Storytelling is "the most overlooked area of creating a culture of call," Brown says. "The more churches empower people to tell their stories of God's amazing grace to call, challenge and change, the more other people may see similar patterns in their lives. These testimonies of life change – whether by video, social media or in person – should be encouraged every Sunday."

Centenary College of Louisiana helps students focus on their call through the Office of Professional Discernment and the Christian Leadership Center. "We seek to help students live meaningful lives at Centenary and beyond by guiding them in asking the big questions such as ‘What is God calling me to do with my life?'" says the Rev. Valerie Robideaux, director of professional discernment and chaplain.

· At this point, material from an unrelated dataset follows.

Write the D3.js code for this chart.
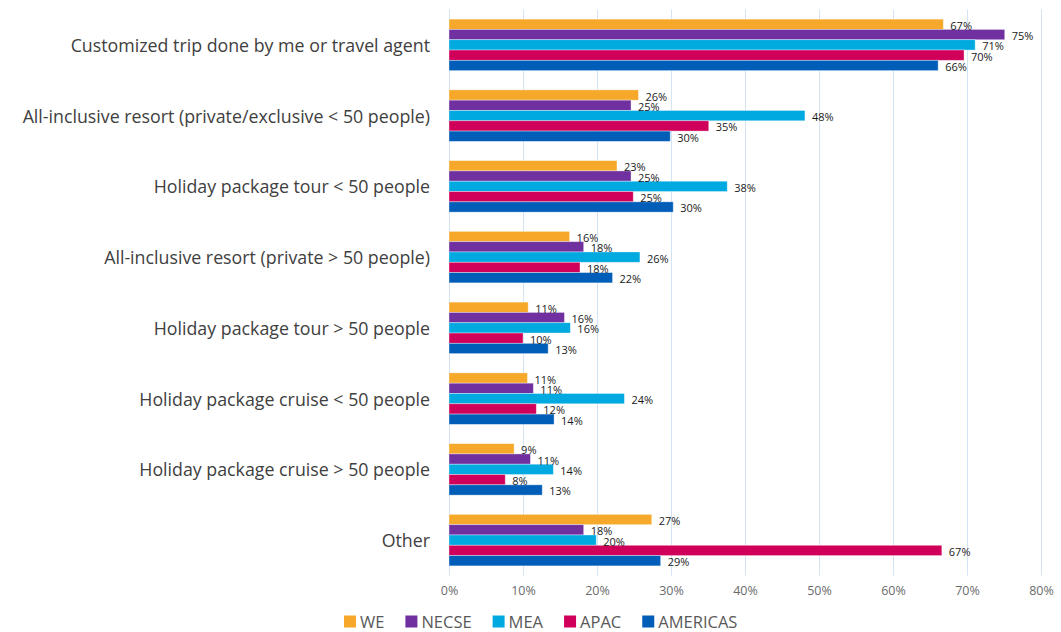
<!DOCTYPE html>
<html>
<head>
<meta charset="utf-8">
<script src="https://cdn.jsdelivr.net/npm/d3@7"></script>
<style>
  html, body { margin: 0; padding: 0; background: #ffffff; }
  svg { display: block; font-family: "Open Sans", "DejaVu Sans", sans-serif; }
</style>
</head>
<body>
<svg id="chart" width="1061" height="632"></svg>
<script>
// ---- data ----
const categories = [
  "Customized trip done by me or travel agent",
  "All-inclusive resort (private/exclusive < 50 people)",
  "Holiday package tour < 50 people",
  "All-inclusive resort (private > 50 people)",
  "Holiday package tour > 50 people",
  "Holiday package cruise < 50 people",
  "Holiday package cruise > 50 people",
  "Other"
];
const seriesNames = ["WE", "NECSE", "MEA", "APAC", "AMERICAS"];
const seriesColors = ["#F5A82A", "#7030A0", "#00A9E0", "#D0005A", "#005EB8"];
const WE       = [66.8, 25.6, 22.7, 16.3, 10.7, 10.6, 8.8, 27.4];
const NECSE    = [75.1, 24.6, 24.6, 18.2, 15.6, 11.4, 11.0, 18.2];
const MEA      = [71.1, 48.1, 37.6, 25.8, 16.4, 23.7, 14.1, 19.9];
const APAC     = [69.6, 35.1, 24.9, 17.7, 10.0, 11.8, 7.6, 66.6];
const AMERICAS = [66.1, 29.9, 30.3, 22.1, 13.4, 14.2, 12.6, 28.6];
const seriesValues = [WE, NECSE, MEA, APAC, AMERICAS];
const xTicks = [0, 10, 20, 30, 40, 50, 60, 70, 80];

// ---- layout ----
const svg = d3.select("#chart");
const plotLeft = 449, plotRight = 1041, plotTop = 9.5, plotBottom = 575.5;

const x = d3.scaleLinear().domain([0, 80]).range([plotLeft, plotRight]);
const y0 = d3.scaleBand().domain(categories).range([plotTop, plotBottom]).paddingInner(0.272).paddingOuter(0.136);
const y1 = d3.scaleBand().domain(seriesNames).range([0, y0.bandwidth()]);

// gridlines
svg.append("g")
  .selectAll("line")
  .data(xTicks)
  .join("line")
  .attr("x1", d => Math.round(x(d)) + 0.5)
  .attr("x2", d => Math.round(x(d)) + 0.5)
  .attr("y1", plotTop)
  .attr("y2", plotBottom)
  .attr("stroke", "#d3e4f7")
  .attr("stroke-width", 1);

// x axis labels
const xAxis = d3.axisBottom(x).tickValues(xTicks).tickFormat(d => d + "%").tickSize(0).tickPadding(0);
const gx = svg.append("g").attr("transform", `translate(0,${plotBottom + 5})`).call(xAxis);
gx.select(".domain").remove();
gx.selectAll("text")
  .attr("dy", "0.71em")
  .attr("y", 6)
  .attr("fill", "#6b6b6b")
  .attr("font-size", 12.5)
  .attr("font-family", "'Open Sans', sans-serif");

// bars
const groups = svg.append("g")
  .selectAll("g")
  .data(categories)
  .join("g")
  .attr("transform", d => `translate(0,${y0(d)})`);

groups.each(function(cat, ci) {
  const g = d3.select(this);
  const rows = seriesNames.map((s, si) => ({ s, si, v: seriesValues[si][ci] }));
  g.selectAll("rect")
    .data(rows)
    .join("rect")
    .attr("x", x(0))
    .attr("y", d => y1(d.s))
    .attr("width", d => x(d.v) - x(0))
    .attr("height", y1.bandwidth())
    .attr("fill", d => seriesColors[d.si])
    .attr("stroke", "#ffffff")
    .attr("stroke-opacity", 0.45)
    .attr("stroke-width", 0.8);
  g.selectAll("text")
    .data(rows)
    .join("text")
    .attr("x", d => x(d.v) + 7)
    .attr("y", d => y1(d.s) + y1.bandwidth() / 2 + 1)
    .attr("dominant-baseline", "central")
    .attr("font-size", 11)
    .attr("fill", "#1a1a1a")
    .text(d => Math.round(d.v) + "%");
});

// category labels
svg.append("g")
  .selectAll("text")
  .data(categories)
  .join("text")
  .attr("x", 430)
  .attr("y", d => y0(d) + y0.bandwidth() / 2)
  .attr("dominant-baseline", "central")
  .attr("text-anchor", "end")
  .attr("font-size", 17.8)
  .attr("fill", "#404040")
  .text(d => d);

// legend
const legend = svg.append("g").attr("transform", "translate(344,615.5)");
let lx = 0;
seriesNames.forEach((s, i) => {
  const item = legend.append("g").attr("transform", `translate(${lx},0)`);
  item.append("rect").attr("width", 12).attr("height", 12).attr("fill", seriesColors[i]);
  const t = item.append("text")
    .attr("x", 16)
    .attr("y", 12)
    .attr("font-size", 16.5)
    .attr("fill", "#595959")
    .text(s);
  lx += 16 + t.node().getComputedTextLength() + 21;
});
</script>
</body>
</html>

"One-on-one conversation is essential," says Robideaux. The center uses books and personality assessments "as conversation starters that allow students to access language about their skills and dreams. We are there to listen and ask the deeper questions that help them discover and articulate their sweet spot – namely the intersection of what they love doing, what they are good at doing and what needs they are passionate about meeting."

The center uses classes in Christian formation and servant leadership, small groups, internships in the community and discussions of faith to equip students for a life of service as Christian leaders. "While some students discern a call into pastoral ministry," Robideaux says, "many others feel called to medicine, community development, music, counseling or business. All students in the (Christian Leadership Center) are asked to relate their individual story to the larger story of God."

Cindy Solomon is a marketing consultant and content writer living in Franklin, Tennessee.